— start EXTRACTED MATERIAL —

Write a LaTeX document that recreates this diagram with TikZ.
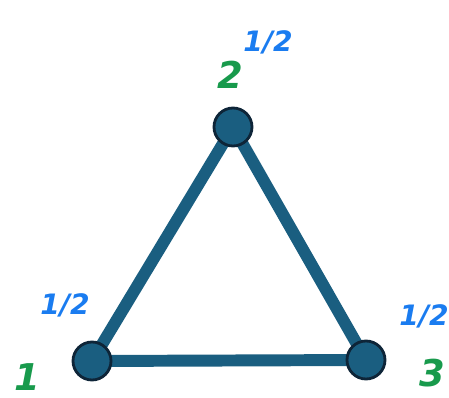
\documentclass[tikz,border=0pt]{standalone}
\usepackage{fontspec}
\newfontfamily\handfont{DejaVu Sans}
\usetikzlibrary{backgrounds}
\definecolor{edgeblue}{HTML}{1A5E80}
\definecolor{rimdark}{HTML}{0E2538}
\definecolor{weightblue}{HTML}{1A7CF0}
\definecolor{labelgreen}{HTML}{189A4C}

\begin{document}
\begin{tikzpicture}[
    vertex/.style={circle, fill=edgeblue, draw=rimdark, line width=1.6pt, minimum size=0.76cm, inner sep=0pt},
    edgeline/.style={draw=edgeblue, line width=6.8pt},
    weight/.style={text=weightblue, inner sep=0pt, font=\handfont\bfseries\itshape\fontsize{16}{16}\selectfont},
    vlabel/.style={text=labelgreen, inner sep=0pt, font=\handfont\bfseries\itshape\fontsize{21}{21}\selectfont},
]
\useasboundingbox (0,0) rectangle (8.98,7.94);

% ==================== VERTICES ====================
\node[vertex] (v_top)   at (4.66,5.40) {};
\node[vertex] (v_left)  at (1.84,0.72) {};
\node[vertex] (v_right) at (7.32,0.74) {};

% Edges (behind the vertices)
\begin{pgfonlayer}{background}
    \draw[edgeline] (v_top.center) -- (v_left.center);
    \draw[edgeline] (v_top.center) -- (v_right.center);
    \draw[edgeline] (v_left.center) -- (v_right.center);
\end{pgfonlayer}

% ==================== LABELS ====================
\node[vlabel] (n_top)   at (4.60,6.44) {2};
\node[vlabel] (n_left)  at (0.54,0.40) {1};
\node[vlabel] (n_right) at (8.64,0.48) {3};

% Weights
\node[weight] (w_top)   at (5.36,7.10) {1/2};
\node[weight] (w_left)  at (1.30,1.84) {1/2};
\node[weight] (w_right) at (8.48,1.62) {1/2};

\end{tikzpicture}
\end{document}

— end EXTRACTED MATERIAL —
— start EXTRACTED MATERIAL —

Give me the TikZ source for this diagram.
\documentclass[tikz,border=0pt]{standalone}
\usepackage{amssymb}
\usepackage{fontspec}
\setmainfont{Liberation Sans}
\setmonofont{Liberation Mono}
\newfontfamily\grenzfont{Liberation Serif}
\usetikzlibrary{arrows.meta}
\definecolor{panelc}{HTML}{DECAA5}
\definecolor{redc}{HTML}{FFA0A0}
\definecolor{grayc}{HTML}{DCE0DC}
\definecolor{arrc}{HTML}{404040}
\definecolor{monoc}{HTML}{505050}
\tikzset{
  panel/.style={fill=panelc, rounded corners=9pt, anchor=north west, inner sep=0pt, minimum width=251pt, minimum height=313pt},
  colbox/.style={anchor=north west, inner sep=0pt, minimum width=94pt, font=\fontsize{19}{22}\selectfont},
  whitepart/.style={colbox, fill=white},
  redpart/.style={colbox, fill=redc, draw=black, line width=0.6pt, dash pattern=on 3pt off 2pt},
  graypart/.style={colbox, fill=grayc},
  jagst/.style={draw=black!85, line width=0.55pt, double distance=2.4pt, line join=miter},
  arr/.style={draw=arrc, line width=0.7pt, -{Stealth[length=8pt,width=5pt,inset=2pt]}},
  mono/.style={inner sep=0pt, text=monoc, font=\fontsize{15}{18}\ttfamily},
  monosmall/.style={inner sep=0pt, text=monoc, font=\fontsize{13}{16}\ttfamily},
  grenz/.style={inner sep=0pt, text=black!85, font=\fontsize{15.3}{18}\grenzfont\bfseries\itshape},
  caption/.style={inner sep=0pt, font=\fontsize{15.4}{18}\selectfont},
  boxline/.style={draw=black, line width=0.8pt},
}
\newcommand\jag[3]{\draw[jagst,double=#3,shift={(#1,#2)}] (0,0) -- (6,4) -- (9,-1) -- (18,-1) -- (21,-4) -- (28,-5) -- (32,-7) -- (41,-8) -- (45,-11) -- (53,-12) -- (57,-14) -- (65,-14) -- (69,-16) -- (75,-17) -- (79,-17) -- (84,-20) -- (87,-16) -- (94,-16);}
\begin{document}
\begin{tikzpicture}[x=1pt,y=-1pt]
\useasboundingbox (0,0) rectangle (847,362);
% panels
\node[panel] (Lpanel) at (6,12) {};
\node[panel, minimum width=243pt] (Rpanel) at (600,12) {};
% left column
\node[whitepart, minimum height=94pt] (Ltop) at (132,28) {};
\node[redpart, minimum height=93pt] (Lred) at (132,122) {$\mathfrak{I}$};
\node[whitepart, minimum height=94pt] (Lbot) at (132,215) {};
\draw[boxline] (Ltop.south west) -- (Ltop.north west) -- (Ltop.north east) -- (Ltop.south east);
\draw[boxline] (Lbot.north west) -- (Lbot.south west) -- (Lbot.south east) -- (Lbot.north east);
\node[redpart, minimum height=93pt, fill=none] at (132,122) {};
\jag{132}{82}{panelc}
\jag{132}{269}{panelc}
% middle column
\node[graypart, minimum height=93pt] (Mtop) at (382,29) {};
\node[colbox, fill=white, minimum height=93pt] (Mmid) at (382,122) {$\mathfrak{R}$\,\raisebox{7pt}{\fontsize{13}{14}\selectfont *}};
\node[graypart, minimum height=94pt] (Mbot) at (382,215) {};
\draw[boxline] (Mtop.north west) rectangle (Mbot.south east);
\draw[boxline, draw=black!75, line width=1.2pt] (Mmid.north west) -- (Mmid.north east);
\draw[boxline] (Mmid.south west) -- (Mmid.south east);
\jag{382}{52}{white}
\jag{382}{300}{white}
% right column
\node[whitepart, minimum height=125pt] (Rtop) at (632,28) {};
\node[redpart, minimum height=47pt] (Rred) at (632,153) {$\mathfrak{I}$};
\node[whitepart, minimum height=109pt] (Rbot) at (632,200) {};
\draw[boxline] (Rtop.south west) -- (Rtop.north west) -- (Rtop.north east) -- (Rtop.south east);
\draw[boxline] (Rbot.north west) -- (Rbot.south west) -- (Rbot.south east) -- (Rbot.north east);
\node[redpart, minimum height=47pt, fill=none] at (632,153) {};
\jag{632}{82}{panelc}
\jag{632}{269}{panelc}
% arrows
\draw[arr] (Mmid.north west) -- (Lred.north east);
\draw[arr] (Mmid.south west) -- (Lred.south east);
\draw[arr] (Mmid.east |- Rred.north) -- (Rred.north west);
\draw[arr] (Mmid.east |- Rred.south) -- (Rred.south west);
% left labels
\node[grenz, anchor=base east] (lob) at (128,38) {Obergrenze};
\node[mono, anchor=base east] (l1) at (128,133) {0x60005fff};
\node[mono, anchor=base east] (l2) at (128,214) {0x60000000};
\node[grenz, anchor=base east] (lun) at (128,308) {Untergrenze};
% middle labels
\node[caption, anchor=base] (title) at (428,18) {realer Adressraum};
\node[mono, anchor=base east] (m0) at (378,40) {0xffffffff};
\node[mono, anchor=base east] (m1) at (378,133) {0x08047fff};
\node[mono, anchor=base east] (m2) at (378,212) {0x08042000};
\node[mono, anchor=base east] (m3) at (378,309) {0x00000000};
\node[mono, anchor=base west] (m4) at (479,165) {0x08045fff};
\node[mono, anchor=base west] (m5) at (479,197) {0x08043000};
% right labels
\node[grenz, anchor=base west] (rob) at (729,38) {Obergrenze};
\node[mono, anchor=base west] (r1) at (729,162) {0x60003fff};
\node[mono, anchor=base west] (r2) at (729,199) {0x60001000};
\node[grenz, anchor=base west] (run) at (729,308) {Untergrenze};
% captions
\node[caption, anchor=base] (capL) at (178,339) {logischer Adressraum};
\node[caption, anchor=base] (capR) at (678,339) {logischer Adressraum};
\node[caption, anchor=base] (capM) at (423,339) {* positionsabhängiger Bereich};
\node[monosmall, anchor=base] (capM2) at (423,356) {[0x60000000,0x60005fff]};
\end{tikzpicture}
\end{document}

— end EXTRACTED MATERIAL —

WHAT IS REQUIRED >>
Copy all lines of the listing above that contain the string "this".

FULL OUTPUT >>
Write a LaTeX document that recreates this diagram with TikZ.
Give me the TikZ source for this diagram.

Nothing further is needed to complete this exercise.